BMO Capital Markets (Ian Lyngen)

“I don’t know that there’s a magic number” for the Fed to hike rates, but at the current level from the market’s perspective, the Fed has “certainly done a commendable job in prepping the market for a rate hike.”

Market pricing is “clearly no longer a hurdle” for the Fed to hike in December. “If they were worried about surprising the market, that’s no longer a concern.” The next few weeks shouldn’t “materially change” the market’s expectations for where rates will go, but “will determine if it’s a choppy path to get there.”

Bank of America (Michelle Meyer)

Current market pricing is “appropriate” and is “a function of what the Fed has attempted to convey.”

The Fed has been “very clear” in its communication from the September meeting and press conference; officials “clearly signal” intention to hike before year-end, and speeches thereafter have reinforced that. Data has been “generally fine” enough to justify a December hike but growth and inflation figures are unlikely to be at the “exceptionally strong” level needed to force a hike in November.

BNY Mellon (Marvin Loh)

The current market pricing “certainly makes it easier” for the Fed to hike as markets “won’t be shocked,” though it still must be “economically justified.”

A November hike is a “distant, distant probability.” The argument in favor of November would be that it could show Fed “independence” from financial markets, but “they certainly haven’t.”

Credit Suisse (William Marshall)

If the market maintains current pricing expectations, that will be “more than enough to make the Fed comfortable” with hiking.

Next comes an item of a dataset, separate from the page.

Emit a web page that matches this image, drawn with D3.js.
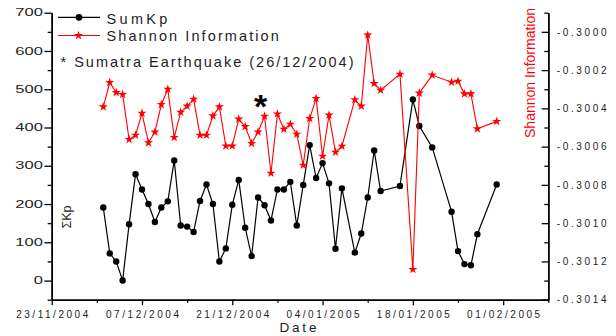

Most of the work in terms of prepping the market for a hike before year-end has already been done.

The Fed is still “data dependent.” Payrolls and inflation are “critical” leading up to December, as economic signals “aren’t so strongly in favor of a hike,” but there’s still “enough desire” for Fed to see more prints.

“What’s still striking to me is that we certainly have priced in more this year, but still a very shallow path, and not a ton of path being priced in for end of next year... the market isn’t totally off base, it’s a degree of wanting to see evidence that the economy is strong enough to allow for more tightening.”

JPMorgan (Michael Feroli)

If the Fed does hike in December, “by the time we get to that meeting, the expectations would be even greater than they are now." Feroli agrees with Evans’s call for 3 hikes between now and end-2017.

It would be “harder for Fed to move” if monthly job gains average below 100,000, and it’s “hard to say” if the election can be dismissed as a risk event for the Fed to act independently of results.

Macquarie (Thierry Wizman)

Wizman still sees the odds of a December hike at 75 percent. Time is the most important factor in the Fed’s decision, as with less time, there’s a lower probability of negative surprises. The election is also important, as a “status quo outcome politically to lead to rate normalization.”